## What is needed:
Using the material below, print a verbatim copy of every line from the one containing "Emit a Python" through the one containing "import seaborn as sns", inclusive, and omit the pictures.

## Records for this task:
---

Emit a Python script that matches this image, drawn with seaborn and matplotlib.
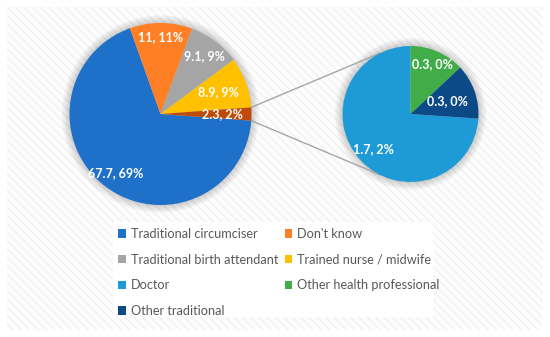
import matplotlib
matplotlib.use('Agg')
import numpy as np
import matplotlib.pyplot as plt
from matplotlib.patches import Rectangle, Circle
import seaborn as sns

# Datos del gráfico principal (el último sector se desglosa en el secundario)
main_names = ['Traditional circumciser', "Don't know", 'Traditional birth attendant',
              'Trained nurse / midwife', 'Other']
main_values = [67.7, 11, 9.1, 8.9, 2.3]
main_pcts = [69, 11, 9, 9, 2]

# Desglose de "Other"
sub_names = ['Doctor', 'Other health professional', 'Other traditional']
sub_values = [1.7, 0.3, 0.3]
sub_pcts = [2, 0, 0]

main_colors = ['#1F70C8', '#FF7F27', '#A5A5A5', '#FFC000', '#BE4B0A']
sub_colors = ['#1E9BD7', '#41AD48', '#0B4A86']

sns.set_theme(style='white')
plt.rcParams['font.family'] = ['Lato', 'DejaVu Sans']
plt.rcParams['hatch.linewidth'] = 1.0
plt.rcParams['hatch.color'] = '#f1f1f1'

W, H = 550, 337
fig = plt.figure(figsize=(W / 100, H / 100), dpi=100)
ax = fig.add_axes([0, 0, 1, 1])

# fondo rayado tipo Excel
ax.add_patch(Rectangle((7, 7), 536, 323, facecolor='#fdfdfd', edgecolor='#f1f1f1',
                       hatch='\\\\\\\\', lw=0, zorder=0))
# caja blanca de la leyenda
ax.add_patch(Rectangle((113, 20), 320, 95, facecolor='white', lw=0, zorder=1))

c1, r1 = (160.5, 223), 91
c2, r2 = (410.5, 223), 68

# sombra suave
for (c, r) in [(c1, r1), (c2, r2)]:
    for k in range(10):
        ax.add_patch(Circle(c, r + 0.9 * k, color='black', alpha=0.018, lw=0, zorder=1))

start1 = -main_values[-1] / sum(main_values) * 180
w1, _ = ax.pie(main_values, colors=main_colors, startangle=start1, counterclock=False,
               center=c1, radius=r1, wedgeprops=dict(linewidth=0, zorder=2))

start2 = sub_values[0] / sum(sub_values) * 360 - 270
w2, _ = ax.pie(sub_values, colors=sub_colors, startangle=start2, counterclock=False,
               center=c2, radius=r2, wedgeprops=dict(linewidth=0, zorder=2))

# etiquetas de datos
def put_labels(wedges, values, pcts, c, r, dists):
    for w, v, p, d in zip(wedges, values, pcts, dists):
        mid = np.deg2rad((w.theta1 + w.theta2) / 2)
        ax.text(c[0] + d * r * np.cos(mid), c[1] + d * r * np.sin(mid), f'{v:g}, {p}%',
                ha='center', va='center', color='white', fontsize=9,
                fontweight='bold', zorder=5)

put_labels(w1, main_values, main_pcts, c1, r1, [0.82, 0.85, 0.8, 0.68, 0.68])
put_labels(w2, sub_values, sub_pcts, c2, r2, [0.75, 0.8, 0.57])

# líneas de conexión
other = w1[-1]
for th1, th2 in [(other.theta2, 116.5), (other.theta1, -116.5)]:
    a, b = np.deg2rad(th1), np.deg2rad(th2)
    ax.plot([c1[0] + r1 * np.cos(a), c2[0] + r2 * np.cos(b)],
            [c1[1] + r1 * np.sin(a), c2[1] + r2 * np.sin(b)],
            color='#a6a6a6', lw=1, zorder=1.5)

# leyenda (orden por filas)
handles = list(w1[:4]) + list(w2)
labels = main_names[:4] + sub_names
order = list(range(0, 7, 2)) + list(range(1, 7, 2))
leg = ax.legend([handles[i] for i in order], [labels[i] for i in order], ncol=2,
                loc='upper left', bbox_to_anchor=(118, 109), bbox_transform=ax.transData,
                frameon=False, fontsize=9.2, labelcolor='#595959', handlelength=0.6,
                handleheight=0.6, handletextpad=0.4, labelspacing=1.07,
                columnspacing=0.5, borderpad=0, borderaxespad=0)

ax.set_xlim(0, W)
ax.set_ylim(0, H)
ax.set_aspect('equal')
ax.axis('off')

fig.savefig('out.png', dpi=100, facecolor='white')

---

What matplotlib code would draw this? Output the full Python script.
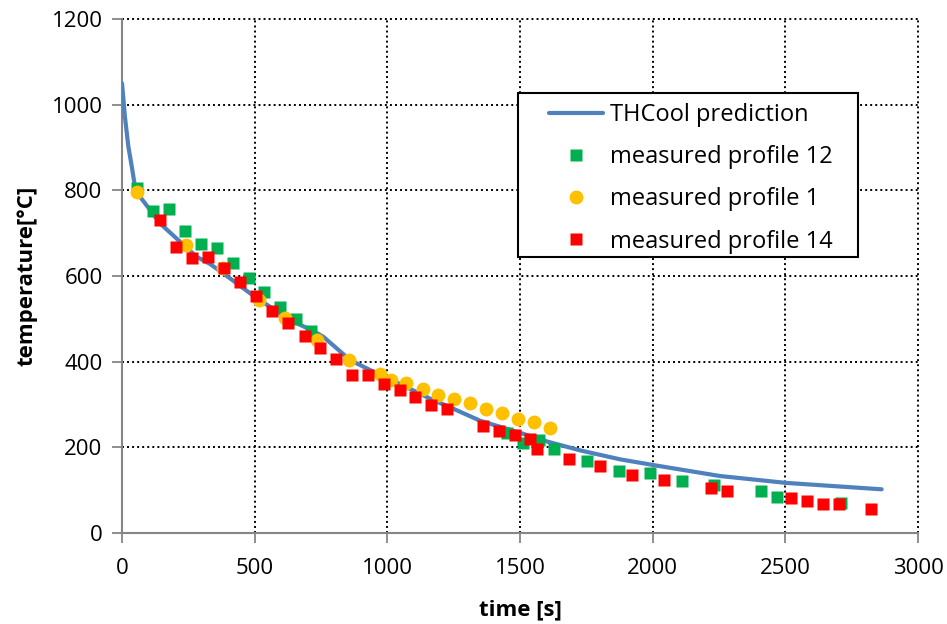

---

## Exercise response:
Emit a Python script that matches this image, drawn with seaborn and matplotlib.
import matplotlib
matplotlib.use('Agg')
import numpy as np
import matplotlib.pyplot as plt
from matplotlib.patches import Rectangle, Circle
import seaborn as sns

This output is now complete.